Some pages removed

Some pages have been completely removed during the merge and reconstruction of the Wild Tech “Garden” and Daniel F. Dickinson (Website) formerly at https://www.danielfdickinson.ca.

Most, however, have been brought over to the new combined site. The change is part of my attempt to reduce to amount of time I spend on web development as well as writing content. I am reducing from four sites to two and will be using the same theme for both. I was also dissatisfied with some aspects of the themes I was using (in terms of properly following W3C specifications, using Hugo well, and avoiding unnecessary Javascript).

Where possible removed pages have been redirected to a relevant alternative on the site, or for a couple of pages, to this page.

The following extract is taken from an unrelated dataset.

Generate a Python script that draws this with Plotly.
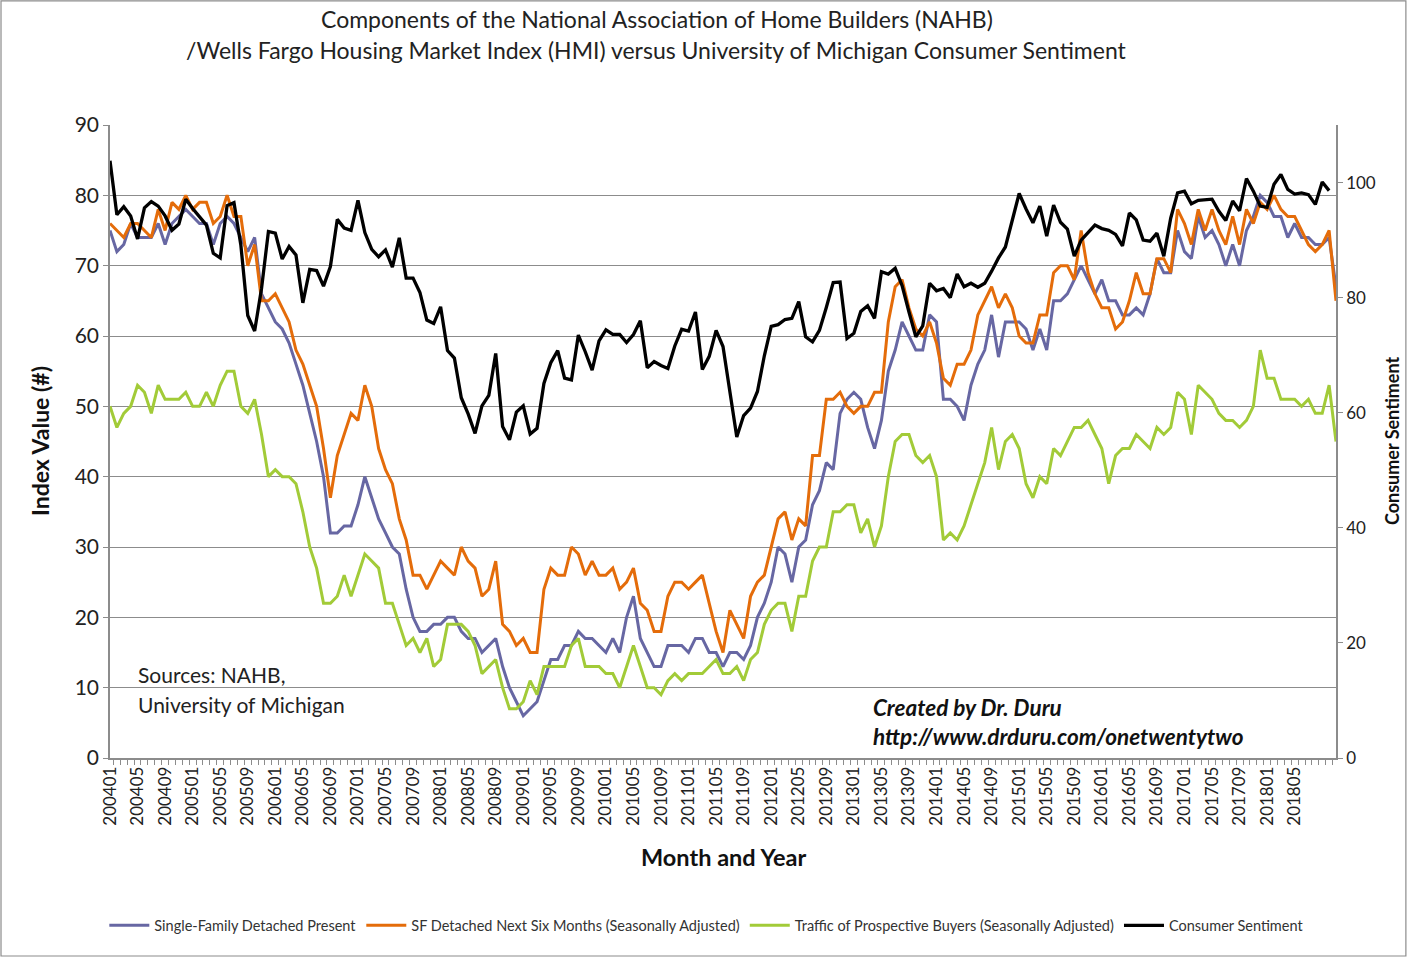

I have hopefully avoided creating 404 (Page not found) issues for any pages during the move.

I took advantage of the merge which is being combined with a change of hosting provider (to Azure Blog Storage combined with Azure CDN). I’ve made this choice for a few reasons, not the least learning that my current provider Netlify is hosted on Google Cloud. In addition, I’ve been concerned I’ve been tying myself too tightly to the Netlify ’tooling’ and decided to make sure that my testing an processes were easily transferable.

Ironically for my desktop I have switched back to Linux, mostly because on the less powerful machine I have (my laptop), Windows 10 was just waaaayyyy too slow. I also don’t have any devices suitable for Windows 11 and I don’t want to be using an OS that will be getting less and less ’love’ over time as Microsoft pushes everyone towards a version of Windows that ‘was never going exist’ (ref: https://www.forbes.com/sites/gordonkelly/2015/05/08/microsoft-windows-10-last-windows/, and see also: https://www.cnbc.com/2021/06/11/why-microsoft-is-releasing-a-new-version-of-windows.html).

It was actually quite easy to make the switch because I tend to choose cross platform applications and technologies over ones that leave me tied into a particular vendor. As I noted that is also a factor in my decision to move away from Netlify’s tooling.

And of course, with Netlify since I was using the free tier, I have had to wonder how Netlify makes money on people hosting websites on their service. As they say, “If you aren’t paying for the product, you are the product” — except I think it’s even worse, I think it is a case where it’s visitors to my website who were the product, even if I’m not sure how.